The Community and Public Sector Union (CPSU) has today welcomed the Workplace Gender Equality Agency’s (WGEA) first Commonwealth Public Sector Gender Equality Scorecard.

The scorecard has confirmed that outcomes delivered by the CPSU in bargaining, such as flexible working arrangements and improvements to paid parental leave, are expected to positively impact gender equality outcomes in the APS.

However, it also revealed a stubborn gender pay gap that translates to an average of $19,000 less per year for women.

The union has pointed to the use of highly lucrative individual flexibility arrangements (IFAs) as a large contributor to this pay gap.

Despite there being more women employed in the APS, men are more likely to be on an IFA.

The next WGEA report should assess the use of these individual arrangements and the impact they are having on gender inequality in the APS.

The CPSU wants to see more transparent and equitable arrangements to remunerate highly skilled employees in the APS, including meaningful career paths and remuneration.

Quotes attributable to Melissa Donnelly, CPSU National Secretary:

“The transparency provided by the Workplace Gender Equality Agency’s scorecard plays an important role in ensuring that gender equality remains as a priority issue to be tackled within the APS.

“The CPSU was able to secure significant improvements to conditions in service wide bargaining that will contribute to closing the gender pay gap over time.

“The report rightly noted flexible working arrangements and improvements to paid parental leave as gains for gender equality in the APS.

“The CPSU would like to see the next WGEA report address the use of Individual Flexibility Arrangements in the APS.

“We want to see a more transparent and equitable framework for remunerating highly skilled employees.

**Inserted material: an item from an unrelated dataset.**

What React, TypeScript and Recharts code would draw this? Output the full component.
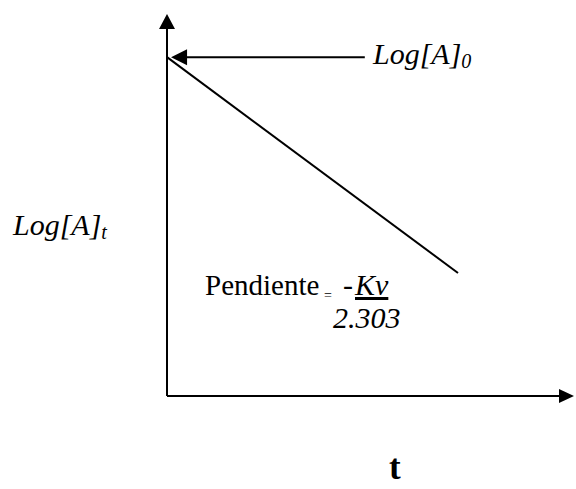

Currently, there is a degree of secrecy surrounding the use of IFAs and that secrecy has consequences for gender equality.

“There are over 4000 of these arrangements in the APS, and at every classification, you’re less likely to benefit from one if you’re a woman.

“IFAs have played an important role in supporting the APS to attract and retain certain employees, but the lack of transparency has seen a concerning trend develop that must be addressed.